The issue of thousands of irregular migrants arriving in small boats across the Channel, coupled with the UK's worsening economy, has triggered rising anger among some Britons.

Such sentiments have been amplified by inflammatory messaging on social networks, fuelled by far-right activists.

Almost exactly a year ago on July 29, 2024, three young girls were stabbed to death in a frenzied attack in northwestern Southport.

The shocking killings stoked days of riots across the country after false reports that the killer -- a UK-born teenager whose family came to the country from Rwanda after the 1994 genocide -- was a migrant.

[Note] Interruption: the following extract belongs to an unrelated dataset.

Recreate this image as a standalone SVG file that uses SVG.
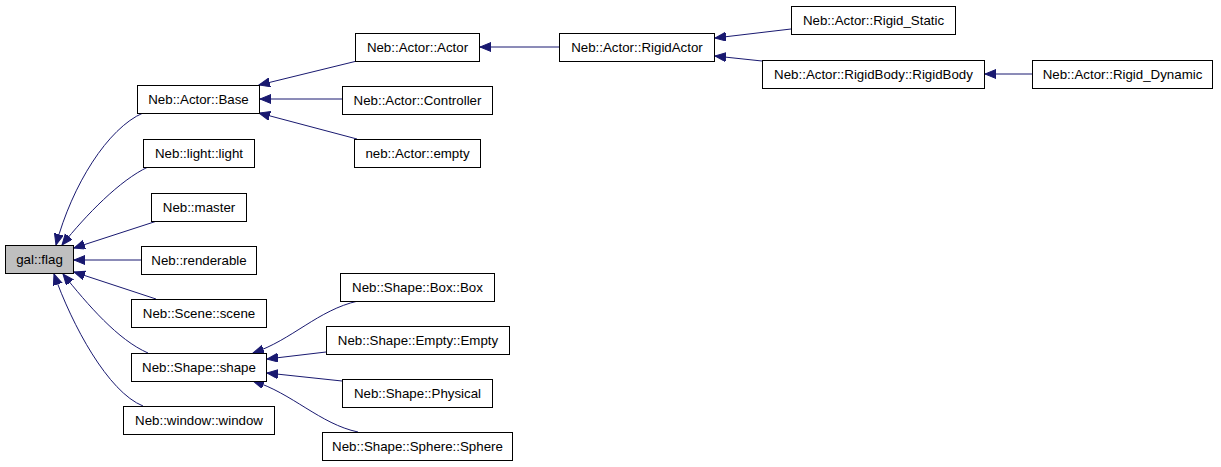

Nearly 24,000 migrants have made the perilous journey across the Channel so far in 2025, the highest-ever tally at this point in a year.

The issue has become politically perilous, putting pressure on Labour prime minister Keir Starmer's centre-left government, as the anti-immigrant, far-right Reform UK party rises in the polls.

  protesters A man holds an England flag aopposite protesters attending a rally organised by Stand Up To Racism outside the Britannia International Hotel on July 25, 2025 in London, England. (Photo by Jack Taylor/Getty Images)

The Epping protests were stirred after a 38-year-old asylum seeker, who only arrived in Britain in late June, was arrested and charged with three counts of sexual assault.

Images from the protests have gone viral on social networks, mirroring what happened last July. But Epping residents have maintained that the protests are being fuelled by people from outside the community.

"These violent scenes ... are not Epping, and they are not what we stand for," the Conservative MP for Epping, Neil Hudson, told parliament.

While calm was restored to Epping, a middle-class suburban town with a population of 12,000, tensions remain palpable.

"This is the first time something like this has happened," said one local who lives close to the Bell Hotel, asking not to be named.

"The issue is not the hotel, but extremists applying a political ideology," he added.

Late on Thursday, the hotel, cordoned off behind barriers, was again the centre of a protest involving dozens of people, with police making one arrest.

With another protest expected on Sunday (27), the local council voted through a motion to demand the government no longer house asylum seekers at the hotel.

The UK is "likely to see more racist riots take place this summer", said Aurelien Mondon, politics professor and expert on far-right and reactionary discourse at Bath University.

Anti-immigrant protests have already erupted elsewhere, with demonstrations in the southeastern town of Diss in Norfolk outside a similar hotel on Monday (21).

Last month, clashes flared for several days in the town of Ballymena in Northern Ireland after two teenagers with Romanian roots were arrested for the alleged attempted rape of a young girl.

"It is well documented that many of the protests we are witnessing are not the result of grassroots, local movements," Mondon said.

"Social media plays a role and facilitates coordination amongst extreme-right groups," but it is "also crucial not to exaggerate" its power, he added.

High-profile far-right activist Tommy Robinson, who was blamed for stoking the Southport unrest, announced he would be in Epping on Sunday, before later seeming to scrap the plan.

The firebrand anti-Islam campaigner has just been freed from jail after spreading fake news about a Syrian immigrant, but faces trial on a separate issue in 2026.

"I don't think anybody in London even understands just how close we are to civil disobedience on a vast scale," said Reform leader Nigel Farage.

"Most of the people outside that hotel in Epping weren't far right or far left," he said, they "were just genuinely concerned families".